Ainda assim, Kai Kanzani, Masaki Ichikawa, Tomonori Sekiguchi, Ami Inoue, Nanae Yagisawa e Shion Miyahara são independentes o suficiente para se adaptarem a viver em Lisboa durante os anos em que frequentam o conservatório. Contam todos, sem exceção, com o apoio das famílias. Os pais foram os primeiros a dizer-lhes para ir. Mas desde que chegam não vão a casa muitas vezes, porque com o passar do tempo os fins de semana e as férias são aproveitados para ir a audições e fazer formações um pouco por toda a Europa.

Aula de Técnica de Dança Clássica / © João Porfírio

JOÃO PORFÍRIO/OBSERVADOR

No entanto, ressalva o professor José Luís Vieira, estes são alunos cujas famílias têm “algumas posses”, têm sempre “os melhores e mais inovadores materiais ao nível da dança”, e “vão mais vezes a casa do que seria de esperar” devido ao preço das viagens entre Lisboa e Tóquio. “Manter os estudos de um filho num país tão longe acaba por não ser assim tão barato”, conclui o professor.
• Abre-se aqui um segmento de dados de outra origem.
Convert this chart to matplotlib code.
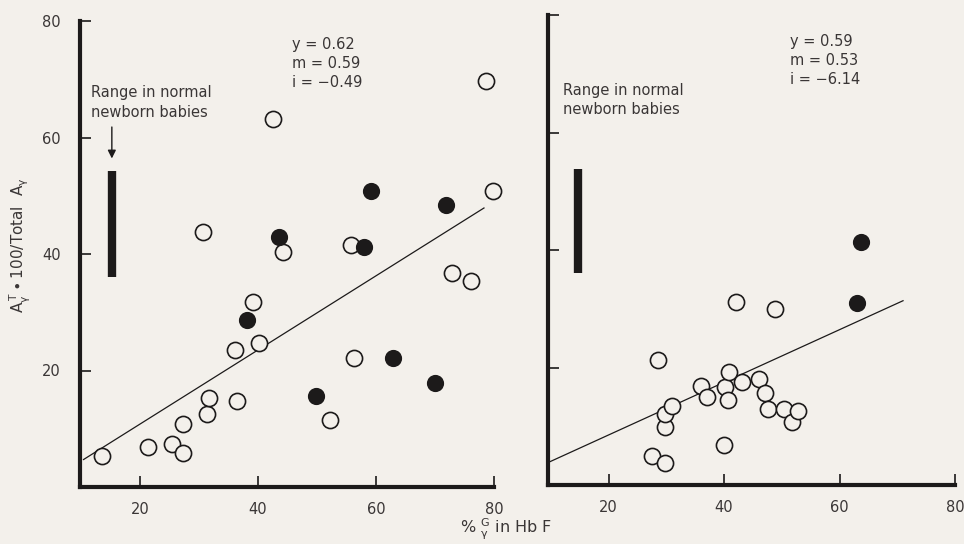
import matplotlib; matplotlib.use('Agg')
import matplotlib.pyplot as plt
import numpy as np

# left panel (open = circles, fill = solid dots)
left_open_x = [13.5, 21.4, 25.4, 27.3, 27.3, 31.4, 31.7, 30.7, 36.1, 36.5, 39.1,
               40.1, 42.6, 44.2, 52.2, 55.8, 56.3, 72.8, 76.1, 78.6, 79.8]
left_open_y = [5.3, 6.9, 7.4, 5.9, 10.8, 12.5, 15.3, 43.7, 23.5, 14.7, 31.8,
               24.7, 63.2, 40.4, 11.5, 41.6, 22.2, 36.8, 35.3, 69.7, 50.9]
left_fill_x = [38.2, 43.6, 49.9, 58.0, 59.2, 62.8, 70.0, 71.8]
left_fill_y = [28.6, 42.9, 15.7, 41.2, 50.9, 22.1, 17.9, 48.4]

# right panel
right_open_x = [28.6, 27.5, 29.7, 29.7, 29.7, 31.0, 36.0, 37.0, 40.1, 40.0, 40.8,
                40.7, 42.0, 43.1, 46.1, 47.1, 47.6, 48.9, 50.3, 51.7, 52.8]
right_open_y = [21.3, 4.9, 3.8, 9.9, 12.1, 13.5, 16.9, 14.9, 16.7, 6.8, 19.2,
                14.4, 31.2, 17.5, 18.0, 15.7, 12.9, 30.0, 12.9, 10.8, 12.6]
right_fill_x = [63.8, 63.0]
right_fill_y = [41.4, 30.9]

# fitted lines as drawn (slope, intercept, x range)
left_fit = (0.636, -1.9, 10.4, 78.3)
right_fit = (0.448, -0.44, 9.9, 71.0)

# normal newborn range (x position, low, high)
left_range = (15.2, 36.1, 54.2)
right_range = (14.7, 36.1, 53.8)

left_stats = ['y = 0.62', 'm = 0.59', 'i = \u22120.49']
right_stats = ['y = 0.59', 'm = 0.53', 'i = \u22126.14']

ticks = [20, 40, 60, 80]

BG = '#f3f0eb'
INK = '#1c1a1a'
TXT = '#3a3636'

plt.rcParams['font.family'] = 'DejaVu Sans'
fig = plt.figure(figsize=(9.64, 5.44), dpi=100)
fig.patch.set_facecolor(BG)

axL = fig.add_axes([80/964, 1-487/544, 414/964, 466/544])
axR = fig.add_axes([548/964, 1-485/544, 407/964, 470/544])


def panel(ax, ox, oy, fx, fy, fit, rng, stats, stats_xy, text_xy, xmin, arrow):
    ax.set_facecolor(BG)
    ax.set_xlim(xmin, 80)
    ax.set_ylim(0, 80)
    for s in ['top', 'right']:
        ax.spines[s].set_visible(False)
    for s in ['left', 'bottom']:
        ax.spines[s].set_linewidth(3)
        ax.spines[s].set_color(INK)
    ax.set_xticks(ticks)
    ax.set_yticks(ticks)
    ax.tick_params(direction='in', length=8, width=1.2, color=INK,
                   labelsize=10.5, labelcolor=TXT)
    ax.tick_params(axis='x', pad=11)
    ax.tick_params(axis='y', pad=14)

    m, b, x0, x1 = fit
    xs = np.array([x0, x1])
    ax.plot(xs, m * xs + b, color=INK, lw=0.9, zorder=2)

    ax.scatter(ox, oy, s=135, facecolor=BG, edgecolor=INK, linewidths=1.2, zorder=3, clip_on=False)
    ax.scatter(fx, fy, s=125, facecolor=INK, edgecolor=INK, linewidths=1.2, zorder=3, clip_on=False)

    rx, lo, hi = rng
    ax.plot([rx, rx], [lo, hi], color=INK, lw=6, solid_capstyle='butt', zorder=2)

    for i, t in enumerate(stats):
        ax.text(stats_xy[0], stats_xy[1] - i * 3.2, t, fontsize=10.5,
                color=TXT, ha='left', va='center')
    ax.text(text_xy[0], text_xy[1], 'Range in normal\nnewborn babies', fontsize=10.5,
            color=TXT, ha='left', va='center', linespacing=1.35)
    if arrow:
        ax.annotate('', xy=(rx, 56.4), xytext=(rx, 61.8),
                    arrowprops=dict(arrowstyle='-|>', color=INK, lw=1.0,
                                    mutation_scale=12, shrinkA=0, shrinkB=0))


panel(axL, left_open_x, left_open_y, left_fill_x, left_fill_y, left_fit, left_range,
      left_stats, (45.8, 75.9), (11.7, 66.0), 9.8, True)
panel(axR, right_open_x, right_open_y, right_fill_x, right_fill_y, right_fit, right_range,
      right_stats, (51.4, 75.5), (12.1, 65.5), 9.5, False)
axR.set_yticklabels([])

fig.text(20/964, 1-245/544,
         r'$\mathregular{A_{\gamma}^{\,T}\bullet100/Total\ \ A_{\gamma}}$',
         rotation=90, ha='center', va='center', fontsize=11, color=TXT)
fig.text(506/964, 1-529/544, r'% $\mathregular{^{G}_{\gamma}}$ in Hb F',
         ha='center', va='center', fontsize=11.5, color=TXT)

plt.savefig('out.png', dpi=100, facecolor=BG)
“Quando disse aos meus pais que vinha para Lisboa contei logo com o apoio deles”, diz Tomonori Sekiguchi, de 19 anos. Conheceu o conservatório de Lisboa através de um concurso de dança, no Japão, há dois anos. Depois de ter dado nas vistas, conseguiu um convite para vir para a EDCN, onde hoje é mais um aluno finalista. Tomonori já tem um contrato assinado com a Sarasota Ballet, uma companhia de dança norte-americana, depois de ter feito a audição em março. Ainda este ano parte em direção aos Estados Unidos. “Não me custa estar longe dos meus pais”, diz, porque este é, afinal, o preço a pagar para poder sonhar (e dançar) mais alto.